Ci sono una serie di passaggi che è opportuno seguire per capire a chi spetti o meno il rimborso TARI. Innanzitutto bisogna recuperare i bollettini TARI o gli F24 TARI inviati dal Comune e che riportano anche i calcoli della tariffa applicata sulla singola unità immobiliare e sulle pertinenze. A questo punto bisogna verificare se in queste ultime è presente la quota variabile TARI: se c’è, si ha diritto a chiedere il rimborso. Bisogna inoltre tenere conto del fatto che sono pochi i Comuni che hanno manifestato la piena non applicabilità della quota variabile alle pertinenze dell’utenza domestica all’interno del regolamento TARI approvato, per cui si consiglia a tutti gli utenti domestici, indipendentemente da dove abbiano la loro residenza, di leggere attentamente gli avvisi di pagamento TARI, così da verificare se il Comune di riferimento, alla voce pertinenze della propria casa, abbia applicato una quota variabile pari a zero. Ma dove si trova la quota variabile TARI sulla bolletta? È presto detto: questa quota si trova nella pagina relativa al dettaglio delle somme, in cui l’ente indica i dati catastali dell’immobile (foglio, particella, sub), la superficie assoggettata alla tassazione, il numero degli occupanti, la quota fissa e variabile distinta per ogni unità immobiliare. La quota variabile deve essere presente solo per l’abitazione, non sulle pertinenze.

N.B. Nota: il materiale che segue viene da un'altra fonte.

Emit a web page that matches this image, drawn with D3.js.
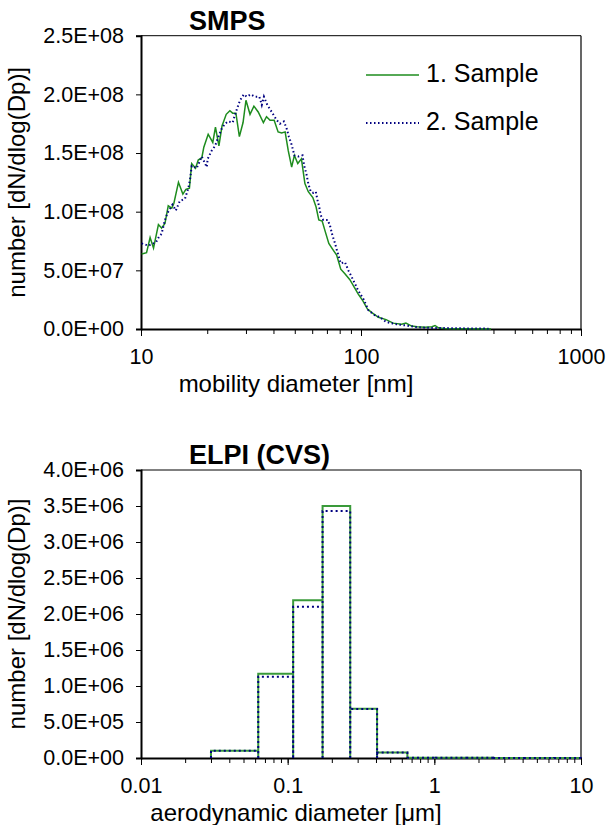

Stando a quanto detto finora, ha diritto a chiedere il rimborso TARI chiunque si accorgesse che, nel dettaglio delle somme riportate nell’avviso di pagamento, la quota variabile fosse stata applicata anche a garage, cantina, soffitta e a tutte quelle pertinenze della casa da cui avrebbe invece dovuto esulare.

Rimborso tari tutorial: come richiederlo

Una volta fatta chiarezza su chi possa avere accesso al rimborso TARI 2018, vediamo adesso come sia possibile richiederlo seguendo il giusto iter burocratico. Il primo passo è quello di presentare l’apposita domanda, entro 5 anni dal pagamento, inviando il modulo di rimborso compilato tramite raccomandata a/r al Comune di riferimento che ha richiesto il pagamento ingiustamente “gonfiato”. Un secondo passaggio prevede la verifica dell’ente a cui va presentato il rimborso: se la TARI è gestita da una società privata e gli avvisi di pagamento sono emessi a nome di tale società, la domanda di rimborso va presentata a loro, e non al Comune. Se alla vecchia società se ne è sostituita una nuova, l’istanza di rimborso TARI va presentata sia al Comune che al nuovo gestore. Se dopo 90 giorni dall’inoltro della richiesta di rimborso il cittadino non ha ancora ottenuto una risposta alla propria istanza, questi può proporre un ricordo alla Commissione Tributaria Provinciale competente, sino allo scadere del termine di prescrizione (in questo caso di 5 anni). Se invece il Comune di riferimento o il gestore della TARI dovessero rigettare e quindi rifiutare espressamente la domanda, lo stesso ricorso deve essere inoltrato entro e non oltre 60 giorni dalla notifica del diniego.

Rimborso Tari scadenze

Tirando le somme, entro quale termine il contribuente può dunque richiedere il rimborso TARI al Comune di riferimento? In base a quanto è sancito dall’articolo 1 comma 164 della legge 296/2006 (finanziaria 2007), il rimborso delle somme versate e non dovute (quindi interventi alle bollette gonfiate figlie di calcoli erronei), può essere richiesto dal contribuente entro la scadenza di 5 anni dal giorno del versamento (inteso come quello in cui è stato accertato il diritto alla restituzione). Per quanto riguarda invece i tempi di rimborso da parte dell’Ente (Comune o società privata), la stessa norma stabilisce che debba essere effettuato entro 180 giorni dalla data di presentazione dell’istanza. Di fatto, non è però da escludere un eventuale rigetto o silente rifiuto da parte dell’ente, nei confronti del quale - per tutelarsi - il contribuente dovrà comportarsi come descritto nelle ultime righe del paragrafo precedente.